===== Data

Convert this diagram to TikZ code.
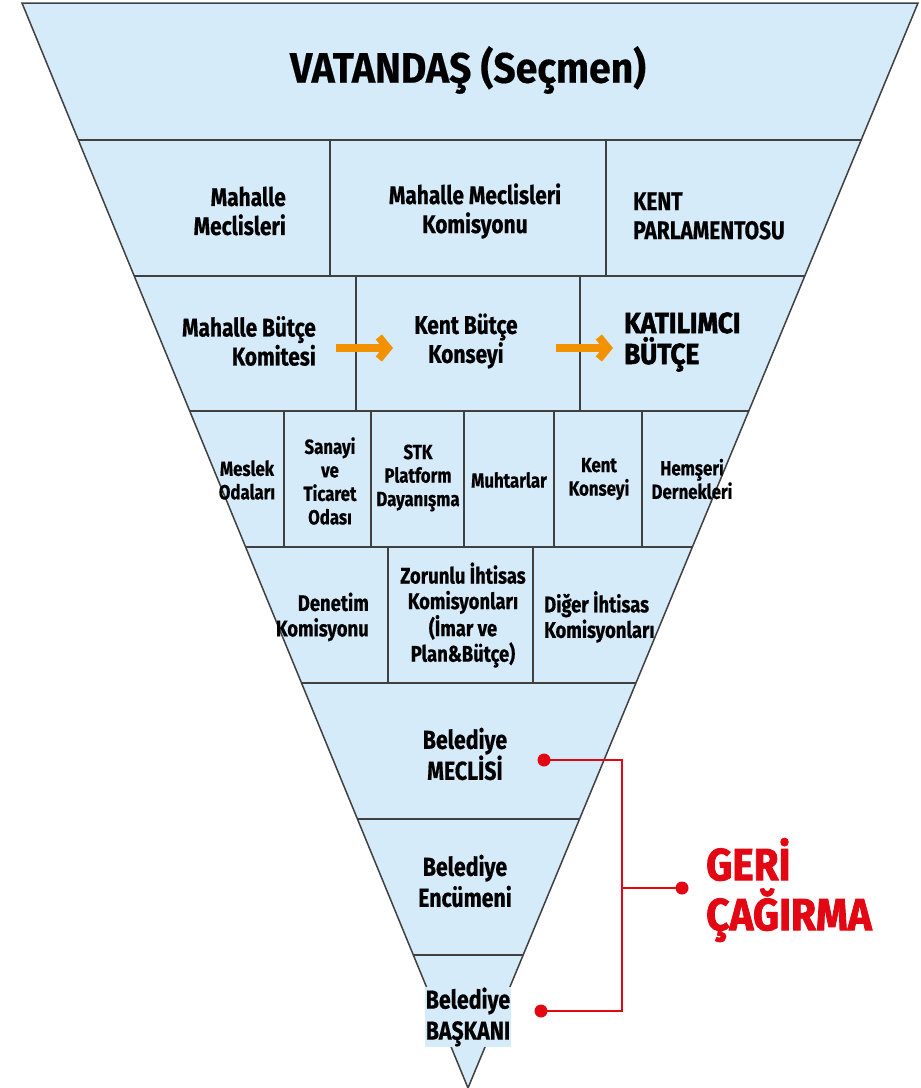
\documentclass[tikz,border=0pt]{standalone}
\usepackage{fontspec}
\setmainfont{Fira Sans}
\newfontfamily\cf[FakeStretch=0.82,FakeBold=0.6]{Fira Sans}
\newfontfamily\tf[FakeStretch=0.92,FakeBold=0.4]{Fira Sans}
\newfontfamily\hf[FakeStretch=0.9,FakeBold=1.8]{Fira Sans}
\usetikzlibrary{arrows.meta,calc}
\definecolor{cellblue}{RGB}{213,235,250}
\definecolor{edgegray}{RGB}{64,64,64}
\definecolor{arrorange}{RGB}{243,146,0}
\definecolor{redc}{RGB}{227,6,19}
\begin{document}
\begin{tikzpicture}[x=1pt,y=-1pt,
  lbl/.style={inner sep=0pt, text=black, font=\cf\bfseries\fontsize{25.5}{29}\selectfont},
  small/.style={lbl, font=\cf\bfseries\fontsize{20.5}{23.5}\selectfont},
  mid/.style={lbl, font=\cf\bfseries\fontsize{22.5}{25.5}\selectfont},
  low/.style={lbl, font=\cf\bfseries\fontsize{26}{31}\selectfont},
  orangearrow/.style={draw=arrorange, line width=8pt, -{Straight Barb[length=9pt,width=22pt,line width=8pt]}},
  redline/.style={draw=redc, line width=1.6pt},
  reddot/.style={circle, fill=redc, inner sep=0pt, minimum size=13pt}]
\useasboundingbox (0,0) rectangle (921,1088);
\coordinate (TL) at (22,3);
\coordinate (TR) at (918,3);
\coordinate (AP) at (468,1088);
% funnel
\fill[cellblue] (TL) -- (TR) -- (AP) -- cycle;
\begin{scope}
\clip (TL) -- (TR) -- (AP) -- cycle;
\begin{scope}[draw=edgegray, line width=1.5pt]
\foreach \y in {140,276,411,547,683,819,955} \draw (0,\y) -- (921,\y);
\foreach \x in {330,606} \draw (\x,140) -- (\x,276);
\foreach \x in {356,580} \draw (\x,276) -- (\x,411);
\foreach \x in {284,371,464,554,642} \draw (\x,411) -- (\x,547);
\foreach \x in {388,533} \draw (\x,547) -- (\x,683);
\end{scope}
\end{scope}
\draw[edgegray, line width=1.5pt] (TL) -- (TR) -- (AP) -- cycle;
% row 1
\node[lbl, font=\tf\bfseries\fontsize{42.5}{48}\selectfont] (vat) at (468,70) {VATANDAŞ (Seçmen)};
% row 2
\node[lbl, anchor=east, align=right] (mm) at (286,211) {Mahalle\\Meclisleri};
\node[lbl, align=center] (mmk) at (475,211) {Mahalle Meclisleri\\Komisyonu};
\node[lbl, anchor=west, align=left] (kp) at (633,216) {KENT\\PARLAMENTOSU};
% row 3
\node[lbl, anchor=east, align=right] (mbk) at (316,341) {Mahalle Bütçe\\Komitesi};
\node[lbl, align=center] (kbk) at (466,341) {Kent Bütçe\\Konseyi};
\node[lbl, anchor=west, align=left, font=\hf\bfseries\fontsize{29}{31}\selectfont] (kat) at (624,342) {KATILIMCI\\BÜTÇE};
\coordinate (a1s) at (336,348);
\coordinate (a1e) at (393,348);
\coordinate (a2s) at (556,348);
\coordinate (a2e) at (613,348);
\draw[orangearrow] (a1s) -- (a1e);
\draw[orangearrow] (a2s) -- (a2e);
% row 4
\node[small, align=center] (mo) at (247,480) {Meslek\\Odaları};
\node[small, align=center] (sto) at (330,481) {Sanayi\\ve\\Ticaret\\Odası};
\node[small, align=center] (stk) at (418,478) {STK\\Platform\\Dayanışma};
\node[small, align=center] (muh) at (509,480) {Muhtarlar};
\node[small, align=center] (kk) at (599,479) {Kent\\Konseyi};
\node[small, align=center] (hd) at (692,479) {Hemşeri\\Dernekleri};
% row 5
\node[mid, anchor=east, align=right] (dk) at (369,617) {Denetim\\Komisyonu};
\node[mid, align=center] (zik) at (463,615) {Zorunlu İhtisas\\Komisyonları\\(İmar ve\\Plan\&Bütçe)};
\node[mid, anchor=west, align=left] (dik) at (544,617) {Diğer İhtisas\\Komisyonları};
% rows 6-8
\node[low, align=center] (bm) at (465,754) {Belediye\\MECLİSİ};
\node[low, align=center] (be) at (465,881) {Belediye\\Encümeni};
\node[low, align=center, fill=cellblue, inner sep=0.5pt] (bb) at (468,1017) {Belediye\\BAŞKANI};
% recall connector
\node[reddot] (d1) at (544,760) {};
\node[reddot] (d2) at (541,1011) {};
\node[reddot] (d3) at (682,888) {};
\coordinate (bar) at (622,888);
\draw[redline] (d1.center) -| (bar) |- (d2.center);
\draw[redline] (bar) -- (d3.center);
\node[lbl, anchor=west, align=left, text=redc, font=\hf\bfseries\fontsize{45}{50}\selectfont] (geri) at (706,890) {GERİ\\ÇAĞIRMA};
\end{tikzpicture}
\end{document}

==========

— Set problem —
Skipping the pictures, transcribe each line above exactly as it appears.

— Expected answer —
Convert this diagram to TikZ code.
\documentclass[tikz,border=0pt]{standalone}
\usepackage{fontspec}
\setmainfont{Fira Sans}
\newfontfamily\cf[FakeStretch=0.82,FakeBold=0.6]{Fira Sans}
\newfontfamily\tf[FakeStretch=0.92,FakeBold=0.4]{Fira Sans}
\newfontfamily\hf[FakeStretch=0.9,FakeBold=1.8]{Fira Sans}
\usetikzlibrary{arrows.meta,calc}
\definecolor{cellblue}{RGB}{213,235,250}
\definecolor{edgegray}{RGB}{64,64,64}
\definecolor{arrorange}{RGB}{243,146,0}
\definecolor{redc}{RGB}{227,6,19}
\begin{document}
\begin{tikzpicture}[x=1pt,y=-1pt,
  lbl/.style={inner sep=0pt, text=black, font=\cf\bfseries\fontsize{25.5}{29}\selectfont},
  small/.style={lbl, font=\cf\bfseries\fontsize{20.5}{23.5}\selectfont},
  mid/.style={lbl, font=\cf\bfseries\fontsize{22.5}{25.5}\selectfont},
  low/.style={lbl, font=\cf\bfseries\fontsize{26}{31}\selectfont},
  orangearrow/.style={draw=arrorange, line width=8pt, -{Straight Barb[length=9pt,width=22pt,line width=8pt]}},
  redline/.style={draw=redc, line width=1.6pt},
  reddot/.style={circle, fill=redc, inner sep=0pt, minimum size=13pt}]
\useasboundingbox (0,0) rectangle (921,1088);
\coordinate (TL) at (22,3);
\coordinate (TR) at (918,3);
\coordinate (AP) at (468,1088);
% funnel
\fill[cellblue] (TL) -- (TR) -- (AP) -- cycle;
\begin{scope}
\clip (TL) -- (TR) -- (AP) -- cycle;
\begin{scope}[draw=edgegray, line width=1.5pt]
\foreach \y in {140,276,411,547,683,819,955} \draw (0,\y) -- (921,\y);
\foreach \x in {330,606} \draw (\x,140) -- (\x,276);
\foreach \x in {356,580} \draw (\x,276) -- (\x,411);
\foreach \x in {284,371,464,554,642} \draw (\x,411) -- (\x,547);
\foreach \x in {388,533} \draw (\x,547) -- (\x,683);
\end{scope}
\end{scope}
\draw[edgegray, line width=1.5pt] (TL) -- (TR) -- (AP) -- cycle;
% row 1
\node[lbl, font=\tf\bfseries\fontsize{42.5}{48}\selectfont] (vat) at (468,70) {VATANDAŞ (Seçmen)};
% row 2
\node[lbl, anchor=east, align=right] (mm) at (286,211) {Mahalle\\Meclisleri};
\node[lbl, align=center] (mmk) at (475,211) {Mahalle Meclisleri\\Komisyonu};
\node[lbl, anchor=west, align=left] (kp) at (633,216) {KENT\\PARLAMENTOSU};
% row 3
\node[lbl, anchor=east, align=right] (mbk) at (316,341) {Mahalle Bütçe\\Komitesi};
\node[lbl, align=center] (kbk) at (466,341) {Kent Bütçe\\Konseyi};
\node[lbl, anchor=west, align=left, font=\hf\bfseries\fontsize{29}{31}\selectfont] (kat) at (624,342) {KATILIMCI\\BÜTÇE};
\coordinate (a1s) at (336,348);
\coordinate (a1e) at (393,348);
\coordinate (a2s) at (556,348);
\coordinate (a2e) at (613,348);
\draw[orangearrow] (a1s) -- (a1e);
\draw[orangearrow] (a2s) -- (a2e);
% row 4
\node[small, align=center] (mo) at (247,480) {Meslek\\Odaları};
\node[small, align=center] (sto) at (330,481) {Sanayi\\ve\\Ticaret\\Odası};
\node[small, align=center] (stk) at (418,478) {STK\\Platform\\Dayanışma};
\node[small, align=center] (muh) at (509,480) {Muhtarlar};
\node[small, align=center] (kk) at (599,479) {Kent\\Konseyi};
\node[small, align=center] (hd) at (692,479) {Hemşeri\\Dernekleri};
% row 5
\node[mid, anchor=east, align=right] (dk) at (369,617) {Denetim\\Komisyonu};
\node[mid, align=center] (zik) at (463,615) {Zorunlu İhtisas\\Komisyonları\\(İmar ve\\Plan\&Bütçe)};
\node[mid, anchor=west, align=left] (dik) at (544,617) {Diğer İhtisas\\Komisyonları};
% rows 6-8
\node[low, align=center] (bm) at (465,754) {Belediye\\MECLİSİ};
\node[low, align=center] (be) at (465,881) {Belediye\\Encümeni};
\node[low, align=center, fill=cellblue, inner sep=0.5pt] (bb) at (468,1017) {Belediye\\BAŞKANI};
% recall connector
\node[reddot] (d1) at (544,760) {};
\node[reddot] (d2) at (541,1011) {};
\node[reddot] (d3) at (682,888) {};
\coordinate (bar) at (622,888);
\draw[redline] (d1.center) -| (bar) |- (d2.center);
\draw[redline] (bar) -- (d3.center);
\node[lbl, anchor=west, align=left, text=redc, font=\hf\bfseries\fontsize{45}{50}\selectfont] (geri) at (706,890) {GERİ\\ÇAĞIRMA};
\end{tikzpicture}
\end{document}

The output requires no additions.